Today, Padilla resides across the street from where he lived his senior year — only now, he’s an assistant professor of English and calls his undergraduate advisers his colleagues.

Padilla joined Colgate’s faculty last fall,  specializing in Irish and postcolonial literature. This spring, he taught the first iteration of the course Ireland: An Introduction to Irish Studies, which showcases Irish writers, playwrights, and poets from the 19th century.

“My expertise is poetry,” Padilla says. “I love close reading and how a poem can be such a rich vehicle of cultural expression.”

Born in Nicaragua, Padilla has always been infatuated by the interactions among literature, language, and culture. “One of the clichés about Nicaragua is that it produces a lot of writers; it’s a poet-heavy culture,” Padilla says. “I started writing poetry at a young age.”

He applied to college in the United States, inspired by the likes of Allen Ginsberg and Sylvia Plath. At Colgate, a sophomore-year trip to Ireland with Coyle and Professor Morgan Davies fostered Padilla’s interests in that country.

“I fell in love with Irish culture, and the late-blooming nationalism really spoke to me,” he says. “I saw a lot of similarities between Nicaragua and Ireland in so far as they are both extremely literary cultures.”

After graduation, Padilla attended Princeton University to earn his master’s degree and was awarded a summer fellowship endowment to study W.B. Yeats in Ireland. When he returned to Princeton as a PhD candidate, Padilla wrote the first chapter of his dissertation on Ireland. His first published academic articles also addressed modernity and colonial mentalities through Yeats’s poetry.

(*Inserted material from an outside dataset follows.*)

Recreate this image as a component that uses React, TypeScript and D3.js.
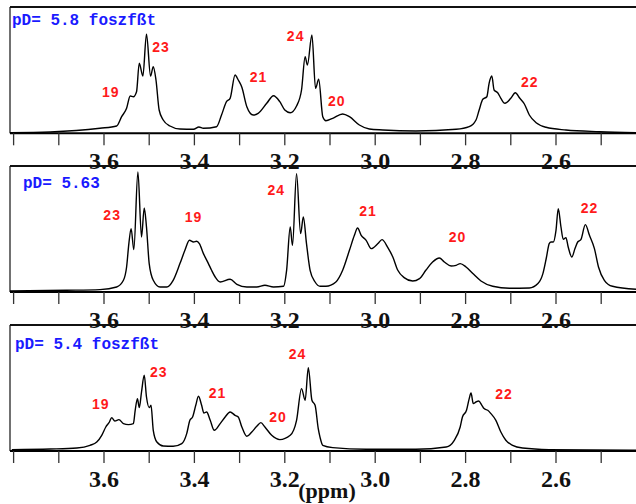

Through Colgate’s Inventing Ireland course, Padilla continues to explore these themes. He emphasizes how the literature’s nationalist sentiments helped Ireland maintain its own cultural identity in the midst of a struggle for self-governance and Britain’s colonial presence. “The Irish Literary Revival was important not just for Ireland, but also for other countries in the throes of colonialism — African countries and Latin American countries,” Padilla says.

The first part of his course shows how modern Irish literature is bringing back old works. “There’s this continuity in which even after the Irish language was snuffed out, it was revived. After all these Celtic legends started to disappear, they were revived,” he says.

Padilla hopes the class will eventually include the extended study trip to Ireland that he once participated in. He hopes students can experience the importance of Irish literature in the age of Brexit, where the border between the Irish Republic and Northern Ireland is a contested issue and colonial mentalities remain.

“Literature is an ongoing experience,” Padilla says. “All these problems that are part of Irish history are still with us.”

Yeats addressed these problems by envisioning Ireland as a place of enlightenment in “Into the Twilight,” writing, “Come, heart, where hill is heaped upon hill.” As for Padilla, he has returned to Colgate’s beloved hill to contribute to a community of learning and revive his own history.